Officials from the Habayit Hayehudi party said that despite the loss of the candidates affiliated with religious-Zionism to the haredi rabbis, party leader Naftali Bennett is more determined than ever to implement reforms in Israel's religious services.

 

"Bennett is the minister for religious affairs, and in the very near future he will promote a long line of significant reforms in kashrut, marriage, the consolidation of the position to one chief rabbi and more," a party member said.

 

Bennett himself said, "The election campaign highlighted the need for significant changes in the Rabbinate."

 

Bennett and his party leaned toward Rabbi David Stav, founder of the Tzohar movement. Rabbi Stav came in second in the race for Ashkenazi chief rabbi. "The revolution has already begun," Bennett said, citing what he saw as changes in the way religious councils are formulated.

 

Shas Chairman Aryeh Deri told Ynet that "from now on there is no Shas and no Habayit Hayehudi. The Rabbinate is no place for political battles – that is what the Knesset is for."

 

Regarding the rivalry with Habayit Hayehudi, Deri said: "Unfortunately political strife still exists between us. There was a hard battle in which ministers and MKs took part, but that is all behind us now. I offered them to go for a compromise months ago, but they chose to go another way."

 

Protests against Rabbi Eliyahu

Voting began at 3 pm, with Jerusalem Mayor Nir Barkat and Tel Aviv Mayor Ron Huldai among the first to vote.

 

"I am in favor of a Zionist rabbi for the State of Israel," said Barkat, referring to candidates David Stav and Shmuel Eliyahu.
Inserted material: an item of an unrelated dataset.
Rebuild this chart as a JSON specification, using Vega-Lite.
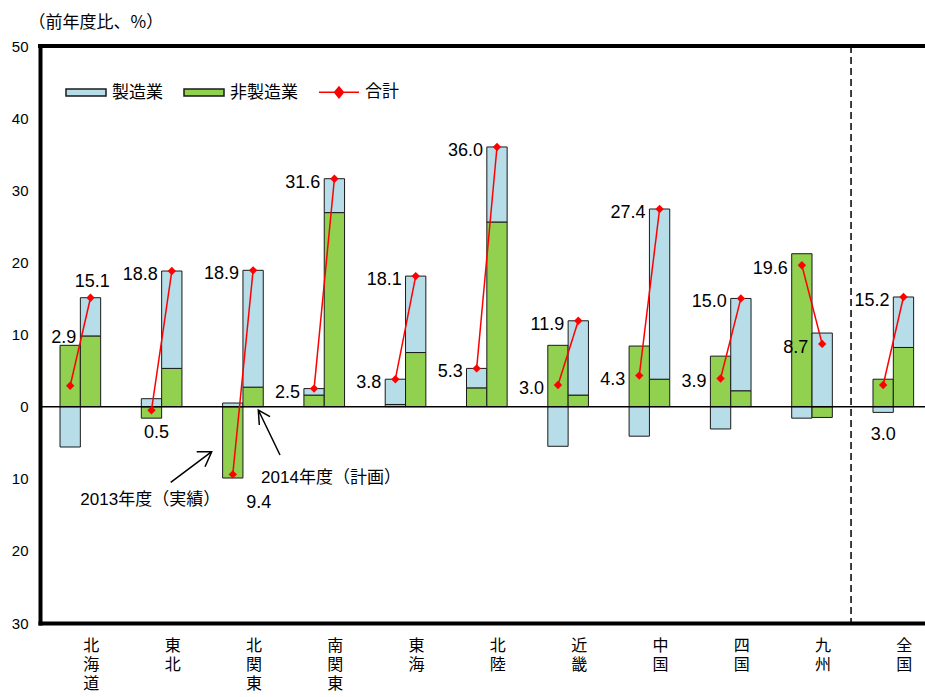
{
  "$schema": "https://vega.github.io/schema/vega-lite/v6.json",
  "width": 885,
  "height": 577,
  "autosize": {"type": "none"},
  "padding": {"left": 40, "top": 46, "right": 0, "bottom": 74},
  "background": "white",
  "config": {"view": {"stroke": null}},
  "datasets": {
    "parts": [
      {"region": "北海道", "year": "2013", "type": "非製造業", "value": 8.5},
      {"region": "北海道", "year": "2013", "type": "製造業", "value": -5.6},
      {"region": "北海道", "year": "2014", "type": "非製造業", "value": 9.8},
      {"region": "北海道", "year": "2014", "type": "製造業", "value": 5.3},
      {"region": "東北", "year": "2013", "type": "非製造業", "value": -1.6},
      {"region": "東北", "year": "2013", "type": "製造業", "value": 1.1},
      {"region": "東北", "year": "2014", "type": "非製造業", "value": 5.3},
      {"region": "東北", "year": "2014", "type": "製造業", "value": 13.5},
      {"region": "北関東", "year": "2013", "type": "非製造業", "value": -9.9},
      {"region": "北関東", "year": "2013", "type": "製造業", "value": 0.5},
      {"region": "北関東", "year": "2014", "type": "非製造業", "value": 2.7},
      {"region": "北関東", "year": "2014", "type": "製造業", "value": 16.2},
      {"region": "南関東", "year": "2013", "type": "非製造業", "value": 1.6},
      {"region": "南関東", "year": "2013", "type": "製造業", "value": 0.9},
      {"region": "南関東", "year": "2014", "type": "非製造業", "value": 26.9},
      {"region": "南関東", "year": "2014", "type": "製造業", "value": 4.7},
      {"region": "東海", "year": "2013", "type": "非製造業", "value": 0.3},
      {"region": "東海", "year": "2013", "type": "製造業", "value": 3.5},
      {"region": "東海", "year": "2014", "type": "非製造業", "value": 7.5},
      {"region": "東海", "year": "2014", "type": "製造業", "value": 10.6},
      {"region": "北陸", "year": "2013", "type": "非製造業", "value": 2.6},
      {"region": "北陸", "year": "2013", "type": "製造業", "value": 2.7},
      {"region": "北陸", "year": "2014", "type": "非製造業", "value": 25.6},
      {"region": "北陸", "year": "2014", "type": "製造業", "value": 10.4},
      {"region": "近畿", "year": "2013", "type": "非製造業", "value": 8.5},
      {"region": "近畿", "year": "2013", "type": "製造業", "value": -5.5},
      {"region": "近畿", "year": "2014", "type": "非製造業", "value": 1.6},
      {"region": "近畿", "year": "2014", "type": "製造業", "value": 10.3},
      {"region": "中国", "year": "2013", "type": "非製造業", "value": 8.4},
      {"region": "中国", "year": "2013", "type": "製造業", "value": -4.1},
      {"region": "中国", "year": "2014", "type": "非製造業", "value": 3.8},
      {"region": "中国", "year": "2014", "type": "製造業", "value": 23.6},
      {"region": "四国", "year": "2013", "type": "非製造業", "value": 7.0},
      {"region": "四国", "year": "2013", "type": "製造業", "value": -3.1},
      {"region": "四国", "year": "2014", "type": "非製造業", "value": 2.2},
      {"region": "四国", "year": "2014", "type": "製造業", "value": 12.8},
      {"region": "九州", "year": "2013", "type": "非製造業", "value": 21.2},
      {"region": "九州", "year": "2013", "type": "製造業", "value": -1.6},
      {"region": "九州", "year": "2014", "type": "非製造業", "value": -1.5},
      {"region": "九州", "year": "2014", "type": "製造業", "value": 10.2},
      {"region": "全国", "year": "2013", "type": "非製造業", "value": 3.8},
      {"region": "全国", "year": "2013", "type": "製造業", "value": -0.8},
      {"region": "全国", "year": "2014", "type": "非製造業", "value": 8.2},
      {"region": "全国", "year": "2014", "type": "製造業", "value": 7.0}
    ],
    "totals": [
      {"region": "北海道", "year": "2013", "total": 2.9},
      {"region": "北海道", "year": "2014", "total": 15.1},
      {"region": "東北", "year": "2013", "total": -0.5},
      {"region": "東北", "year": "2014", "total": 18.8},
      {"region": "北関東", "year": "2013", "total": -9.4},
      {"region": "北関東", "year": "2014", "total": 18.9},
      {"region": "南関東", "year": "2013", "total": 2.5},
      {"region": "南関東", "year": "2014", "total": 31.6},
      {"region": "東海", "year": "2013", "total": 3.8},
      {"region": "東海", "year": "2014", "total": 18.1},
      {"region": "北陸", "year": "2013", "total": 5.3},
      {"region": "北陸", "year": "2014", "total": 36.0},
      {"region": "近畿", "year": "2013", "total": 3.0},
      {"region": "近畿", "year": "2014", "total": 11.9},
      {"region": "中国", "year": "2013", "total": 4.3},
      {"region": "中国", "year": "2014", "total": 27.4},
      {"region": "四国", "year": "2013", "total": 3.9},
      {"region": "四国", "year": "2014", "total": 15.0},
      {"region": "九州", "year": "2013", "total": 19.6},
      {"region": "九州", "year": "2014", "total": 8.7},
      {"region": "全国", "year": "2013", "total": 3.0},
      {"region": "全国", "year": "2014", "total": 15.2}
    ]
  },
  "layer": [
    {
      "data": {"name": "parts"},
      "mark": {"type": "bar", "stroke": "#1a1a1a", "strokeWidth": 1},
      "encoding": {
        "x": {
          "field": "region",
          "type": "nominal",
          "scale": {
            "domain": ["北海道", "東北", "北関東", "南関東", "東海", "北陸", "近畿", "中国", "四国", "九州", "全国"],
            "paddingInner": 0.5,
            "paddingOuter": 0.193,
            "align": 0.638,
            "round": false
          },
          "axis": {
            "title": null,
            "domainColor": "black",
            "domainWidth": 4,
            "domainCap": "square",
            "ticks": false,
            "labelAngle": 0,
            "labelExpr": "split(datum.label, '')",
            "labelOffset": 11,
            "labelPadding": 14,
            "labelBaseline": "top",
            "labelFont": "Noto Sans CJK JP",
            "labelFontSize": 16,
            "labelLineHeight": 19,
            "labelColor": "black",
            "labelFlush": false,
            "labelOverlap": false,
            "labelBound": false
          }
        },
        "xOffset": {
          "field": "year",
          "type": "nominal",
          "scale": {"domain": ["2013", "2014"], "paddingInner": 0, "paddingOuter": 0}
        },
        "y": {
          "field": "value",
          "type": "quantitative",
          "stack": "zero",
          "scale": {"domain": [-30, 50], "nice": false, "zero": false},
          "axis": {
            "title": "（前年度比、%）",
            "titleAngle": 0,
            "titleAlign": "left",
            "titleBaseline": "middle",
            "titleX": -12,
            "titleY": -24,
            "titleFont": "Noto Sans CJK JP",
            "titleFontSize": 17,
            "titleFontWeight": "normal",
            "titleColor": "black",
            "values": [-30, -20, -10, 0, 10, 20, 30, 40, 50],
            "labelExpr": "abs(datum.value)",
            "labelFont": "Liberation Sans",
            "labelFontSize": 15,
            "labelColor": "black",
            "labelPadding": 12,
            "labelFlush": false,
            "ticks": false,
            "grid": false,
            "domainColor": "black",
            "domainWidth": 4,
            "domainCap": "square"
          }
        },
        "color": {
          "field": "type",
          "type": "nominal",
          "scale": {"domain": ["製造業", "非製造業", "合計"], "range": ["#B7DDE8", "#92D050", "#FF0000"]},
          "legend": {
            "title": null,
            "orient": "none",
            "legendX": 25,
            "legendY": 25,
            "direction": "horizontal",
            "symbolSize": 1600,
            "symbolStrokeColor": "#1a1a1a",
            "symbolStrokeWidth": 1.5,
            "labelFont": "Noto Sans CJK JP",
            "labelFontSize": 17,
            "labelColor": "black",
            "labelOffset": 5,
            "columnPadding": 18,
            "padding": 0,
            "encoding": {
              "symbols": {
                "shape": {"value": {"expr": "datum.value === '合計' ? 'M-1,0H1M0,-0.27L0.22,0L0,0.27L-0.22,0Z' : 'M-1,-0.17H1V0.17H-1Z'"}},
                "stroke": {"value": {"expr": "datum.value === '合計' ? '#FF0000' : '#1a1a1a'"}},
                "fill": {"value": {"expr": "datum.value === '製造業' ? '#B7DDE8' : datum.value === '非製造業' ? '#92D050' : '#FF0000'"}},
                "strokeWidth": {"value": 1.5},
                "strokeOpacity": {"value": 1},
                "fillOpacity": {"value": 1},
                "opacity": {"value": 1}
              }
            }
          }
        },
        "order": {"field": "type", "sort": "descending"}
      }
    },
    {
      "data": {"values": [{}]},
      "mark": {"type": "rule", "color": "black", "strokeWidth": 1.5},
      "encoding": {"y": {"datum": 0, "type": "quantitative"}}
    },
    {
      "data": {"values": [{}]},
      "mark": {"type": "rule", "color": "black", "strokeWidth": 4, "strokeCap": "square"},
      "encoding": {"y": {"datum": 50, "type": "quantitative"}}
    },
    {
      "data": {"values": [{}]},
      "mark": {"type": "rule", "color": "black", "strokeWidth": 1.5, "strokeDash": [7, 4]},
      "encoding": {"x": {"datum": "九州", "type": "nominal", "bandPosition": 1.46}}
    },
    {
      "data": {"name": "totals"},
      "mark": {"type": "line", "strokeWidth": 1.5, "color": "#FF0000"},
      "encoding": {
        "x": {"field": "region", "type": "nominal"},
        "xOffset": {"field": "year", "type": "nominal"},
        "y": {"field": "total", "type": "quantitative"},
        "detail": {"field": "region"}
      }
    },
    {
      "data": {"name": "totals"},
      "mark": {"type": "point", "shape": "diamond", "size": 70, "filled": true, "opacity": 1, "color": "#FF0000"},
      "encoding": {
        "x": {"field": "region", "type": "nominal"},
        "xOffset": {"field": "year", "type": "nominal"},
        "y": {"field": "total", "type": "quantitative"}
      }
    },
    {
      "data": {"name": "totals"},
      "transform": [
        {"filter": "!(datum.region === '北海道' || (datum.year === '2013' && indexof(['東北', '北関東', '全国'], datum.region) >= 0))"},
        {"calculate": "format(abs(datum.total), '.1f')", "as": "lab"}
      ],
      "mark": {"type": "text", "align": "right", "baseline": "middle", "dx": -14, "dy": 4, "font": "Liberation Sans", "fontSize": 18, "color": "black"},
      "encoding": {
        "x": {"field": "region", "type": "nominal"},
        "xOffset": {"field": "year", "type": "nominal"},
        "y": {"field": "total", "type": "quantitative"},
        "text": {"field": "lab"}
      }
    },
    {
      "data": {"name": "totals"},
      "transform": [
        {"filter": "datum.region === '北海道' && datum.year === '2013'"},
        {"calculate": "format(abs(datum.total), '.1f')", "as": "lab"}
      ],
      "mark": {"type": "text", "align": "center", "baseline": "middle", "dx": -6.5, "dy": -47.7, "font": "Liberation Sans", "fontSize": 18, "color": "black"},
      "encoding": {
        "x": {"field": "region", "type": "nominal"},
        "xOffset": {"field": "year", "type": "nominal"},
        "y": {"field": "total", "type": "quantitative"},
        "text": {"field": "lab"}
      }
    },
    {
      "data": {"name": "totals"},
      "transform": [
        {"filter": "datum.region === '北海道' && datum.year === '2014'"},
        {"calculate": "format(abs(datum.total), '.1f')", "as": "lab"}
      ],
      "mark": {"type": "text", "align": "center", "baseline": "middle", "dx": 1.8, "dy": -16, "font": "Liberation Sans", "fontSize": 18, "color": "black"},
      "encoding": {
        "x": {"field": "region", "type": "nominal"},
        "xOffset": {"field": "year", "type": "nominal"},
        "y": {"field": "total", "type": "quantitative"},
        "text": {"field": "lab"}
      }
    },
    {
      "data": {"name": "totals"},
      "transform": [
        {"filter": "datum.region === '東北' && datum.year === '2013'"},
        {"calculate": "format(abs(datum.total), '.1f')", "as": "lab"}
      ],
      "mark": {"type": "text", "align": "center", "baseline": "middle", "dx": 5, "dy": 23, "font": "Liberation Sans", "fontSize": 18, "color": "black"},
      "encoding": {
        "x": {"field": "region", "type": "nominal"},
        "xOffset": {"field": "year", "type": "nominal"},
        "y": {"field": "total", "type": "quantitative"},
        "text": {"field": "lab"}
      }
    },
    {
      "data": {"name": "totals"},
      "transform": [
        {"filter": "datum.region === '北関東' && datum.year === '2013'"},
        {"calculate": "format(abs(datum.total), '.1f')", "as": "lab"}
      ],
      "mark": {"type": "text", "align": "center", "baseline": "middle", "dx": 26, "dy": 28.6, "font": "Liberation Sans", "fontSize": 18, "color": "black"},
      "encoding": {
        "x": {"field": "region", "type": "nominal"},
        "xOffset": {"field": "year", "type": "nominal"},
        "y": {"field": "total", "type": "quantitative"},
        "text": {"field": "lab"}
      }
    },
    {
      "data": {"name": "totals"},
      "transform": [
        {"filter": "datum.region === '全国' && datum.year === '2013'"},
        {"calculate": "format(abs(datum.total), '.1f')", "as": "lab"}
      ],
      "mark": {"type": "text", "align": "center", "baseline": "middle", "dx": 0, "dy": 50, "font": "Liberation Sans", "fontSize": 18, "color": "black"},
      "encoding": {
        "x": {"field": "region", "type": "nominal"},
        "xOffset": {"field": "year", "type": "nominal"},
        "y": {"field": "total", "type": "quantitative"},
        "text": {"field": "lab"}
      }
    },
    {
      "data": {"values": [{}]},
      "mark": {"type": "point", "shape": "M-41,30.6L0,0M-15,0L0,0L-6.7,15", "size": 4, "filled": false, "stroke": "black", "strokeWidth": 1.5, "opacity": 1},
      "encoding": {
        "x": {"datum": "東北", "type": "nominal", "bandPosition": 1.732},
        "y": {"datum": -6.25, "type": "quantitative"}
      }
    },
    {
      "data": {"values": [{}]},
      "mark": {"type": "point", "shape": "M21.7,45L0,0M1,15L0,0L11.7,6.7", "size": 4, "filled": false, "stroke": "black", "strokeWidth": 1.5, "opacity": 1},
      "encoding": {
        "x": {"datum": "北関東", "type": "nominal", "bandPosition": 0.878},
        "y": {"datum": -0.47, "type": "quantitative"}
      }
    },
    {
      "data": {"values": [{"note": "2013年度（実績）"}]},
      "mark": {"type": "text", "align": "center", "baseline": "middle", "font": "Liberation Sans, Noto Sans CJK JP", "fontSize": 17, "color": "black"},
      "encoding": {
        "x": {"datum": "東北", "type": "nominal", "bandPosition": 0.22},
        "y": {"datum": -12.95, "type": "quantitative"},
        "text": {"field": "note"}
      }
    },
    {
      "data": {"values": [{"note": "2014年度（計画）"}]},
      "mark": {"type": "text", "align": "center", "baseline": "middle", "font": "Liberation Sans, Noto Sans CJK JP", "fontSize": 17, "color": "black"},
      "encoding": {
        "x": {"datum": "南関東", "type": "nominal", "bandPosition": 0.667},
        "y": {"datum": -9.9, "type": "quantitative"},
        "text": {"field": "note"}
      }
    }
  ]
}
He added that he wished success to anyone elected. "We will embrace him and work together," he said.

 

Huldai used the opportunity to call for an annulment of the double role and for the election of just one chief rabbi, either Ashkenazi or Sephardic.

 

During the voting, dozens of activists of the Tag Meir movement held a protest outside against Rabbi Shmuel Eliyahu over his controversial statements against Arabs, which led Attorney General Yehuda Weinstein to declare that he was "unsuitable" for the position of chief rabbi.

 

Rabbi Israel Meir Lau said the protests provide that the public was interested in the Rabbinate and that it was still relevant for the State of Israel.